Huppert, it turns out, deserves some credit for Denis's latest expedition to Africa. "Isabelle told me that she wanted to do a film in Africa with me," Denis says. "She read a book written by Doris Lessing that she loved. It's a very beautiful book that Lessing wrote about her parents called The Grass Is Singing. "Isabelle wanted me to adapt it. I told her that I was not able to do a period film in South Africa because it's not how know Africa, and so I felt unable to do that. I told her that I wished to do something together, but something about today. I said: 'Let's do something that I can understand.'"

Denis says she has to feel some connection to the stories in order to make them.
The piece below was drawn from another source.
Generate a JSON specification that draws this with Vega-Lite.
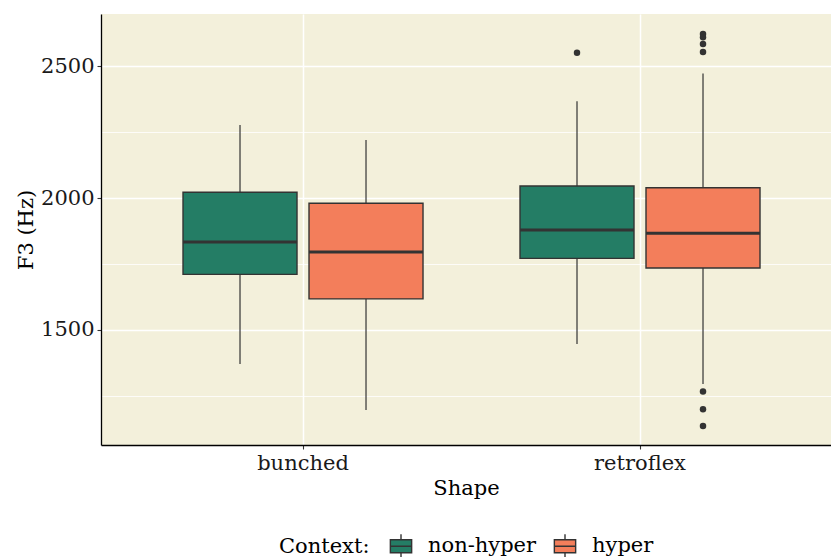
{
  "$schema": "https://vega.github.io/schema/vega-lite/v6.json",
  "width": 730,
  "height": 431,
  "autosize": {"type": "none"},
  "padding": {"left": 101, "top": 14, "right": 0, "bottom": 112},
  "background": "white",
  "config": {
    "font": "DejaVu Serif",
    "view": {"fill": "#F3F0DB", "stroke": null},
    "axis": {
      "labelFont": "DejaVu Serif",
      "titleFont": "DejaVu Serif",
      "labelFontSize": 21,
      "titleFontSize": 21,
      "titleFontWeight": "normal",
      "labelColor": "#1a1a1a",
      "titleColor": "#000000",
      "domainColor": "#000000",
      "domainWidth": 1.3,
      "tickColor": "#333333",
      "tickSize": 4,
      "tickWidth": 1.1,
      "gridColor": "#FFFFFF",
      "gridOpacity": 1
    },
    "legend": {
      "labelFont": "DejaVu Serif",
      "titleFont": "DejaVu Serif",
      "labelFontSize": 21,
      "titleFontSize": 21,
      "titleFontWeight": "normal",
      "labelColor": "#000000",
      "titleColor": "#000000",
      "layout": {"bottom": {"anchor": "middle"}}
    }
  },
  "datasets": {
    "boxes": [
      {"Shape": "bunched", "Context": "non-hyper", "lower": 1370, "q1": 1710, "median": 1833, "q3": 2022, "upper": 2277},
      {"Shape": "bunched", "Context": "hyper", "lower": 1195, "q1": 1617, "median": 1795, "q3": 1980, "upper": 2220},
      {"Shape": "retroflex", "Context": "non-hyper", "lower": 1446, "q1": 1771, "median": 1879, "q3": 2046, "upper": 2368},
      {"Shape": "retroflex", "Context": "hyper", "lower": 1294, "q1": 1734, "median": 1866, "q3": 2039, "upper": 2473}
    ],
    "outliers": [
      {"Shape": "retroflex", "Context": "non-hyper", "F3": 2552},
      {"Shape": "retroflex", "Context": "hyper", "F3": 2623},
      {"Shape": "retroflex", "Context": "hyper", "F3": 2611},
      {"Shape": "retroflex", "Context": "hyper", "F3": 2585},
      {"Shape": "retroflex", "Context": "hyper", "F3": 2555},
      {"Shape": "retroflex", "Context": "hyper", "F3": 1265},
      {"Shape": "retroflex", "Context": "hyper", "F3": 1198},
      {"Shape": "retroflex", "Context": "hyper", "F3": 1134}
    ]
  },
  "encoding": {
    "x": {
      "field": "Shape",
      "type": "nominal",
      "title": "Shape",
      "scale": {"domain": ["bunched", "retroflex"], "paddingInner": 0.2878, "paddingOuter": 0.227, "align": 0.536},
      "axis": {"labelAngle": 0, "grid": true, "gridWidth": 1.5, "bandPosition": 0.5, "labelPadding": 3, "titlePadding": 4, "orient": "bottom"}
    },
    "xOffset": {
      "field": "Context",
      "type": "nominal",
      "scale": {"domain": ["non-hyper", "hyper"], "paddingInner": 0.0952, "paddingOuter": 0}
    }
  },
  "layer": [
    {
      "data": {"name": "boxes"},
      "mark": {"type": "rule", "color": "#333333", "strokeWidth": 1.2},
      "encoding": {
        "y": {
          "field": "lower",
          "type": "quantitative",
          "title": "F3 (Hz)",
          "scale": {"domain": [1062, 2699], "nice": false, "zero": false},
          "axis": {
            "values": [1250, 1500, 1750, 2000, 2250, 2500],
            "format": "d",
            "labelExpr": "datum.value % 500 === 0 ? datum.label : ''",
            "grid": true,
            "gridWidth": {"condition": {"test": "datum.value % 500 === 0", "value": 1.5}, "value": 0.8},
            "tickOpacity": {"condition": {"test": "datum.value % 500 === 0", "value": 1}, "value": 0},
            "labelPadding": 3,
            "titlePadding": 4
          }
        },
        "y2": {"field": "upper"}
      }
    },
    {
      "data": {"name": "boxes"},
      "mark": {"type": "bar", "stroke": "#333333", "strokeWidth": 1.4, "opacity": 1},
      "encoding": {
        "y": {"field": "q1", "type": "quantitative"},
        "y2": {"field": "q3"},
        "color": {
          "field": "Context",
          "type": "nominal",
          "scale": {"domain": ["non-hyper", "hyper"], "range": ["#247D65", "#F37E5B"]},
          "legend": {
            "title": "Context:",
            "orient": "bottom",
            "direction": "horizontal",
            "titleOrient": "left",
            "titleAnchor": "middle",
            "offset": 35,
            "symbolType": "M-0.9,-0.55H0.9V0.55H-0.9Z M-0.9,0H0.9 M0,-0.55V-1 M0,0.55V1",
            "symbolSize": 560,
            "symbolStrokeColor": "#333333",
            "symbolStrokeWidth": 1.4,
            "symbolOpacity": 1,
            "columnPadding": 14,
            "labelOffset": 14,
            "titlePadding": 18
          }
        }
      }
    },
    {
      "data": {"name": "boxes"},
      "mark": {"type": "bar", "stroke": "#333333", "strokeWidth": 3, "opacity": 1},
      "encoding": {
        "y": {"field": "median", "type": "quantitative"},
        "y2": {"field": "median"},
        "color": {"field": "Context", "type": "nominal"}
      }
    },
    {
      "data": {"name": "outliers"},
      "mark": {"type": "point", "filled": true, "color": "#333333", "size": 42, "opacity": 1},
      "encoding": {
        "y": {"field": "F3", "type": "quantitative"}
      }
    }
  ]
}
The same was true of her last film, 35 Shots of Rum, which was as much about her mother's relationship with her grandfather as it was about the problems facing a black family in Paris. Casting is also important to her filmmaking, Denis says: "Alex Descas is my favourite actor. So to interpret my own grandfather I thought that he was the best guy. This decision to make him the grandfather changed the story a little, as I decided to make it a Martinique community. The same is true for Gregoire Colin. I wanted to work more and more with him. I don't have a very large range of imagination and I often like to work with the same people. When I met Gregoire he was 14 or 15, and in 35 Shots he's 29. It's so great."

Her approach is enthralling because Denis doesn't fall into the trap of offering simple interpretations. No one is all good or all bad. In White Material, even the soldiers fighting each other are more than one-dimensional characters. "I do believe life is like that," Denis says. "I always fear, even for myself, having to decide this is what is, and point out that something is bad. It's not like Heart of Darkness. I'm not like Joseph Conrad in that sense. I do not believe in that primitivism. I think it's another cliché, and it's a beautiful fantasy, but it's a fantasy."

Denis's life also has some fantastic qualities. When she returned to France, she interned at a television station, working with some of the greats of the New Wave. She was especially enamoured by Jacque Rivette. She worked in the US with Wim Wenders on Paris, Texas, and befriended the actor/directors John Cassavetes and Jim Jarmusch. She also spent a year working with Costa Gavras before she decided to go behind the camera herself. Each of these directors' influence can be seen on the mystical quality of her work. It's little surprise, given her eclectic life, that her films are so special.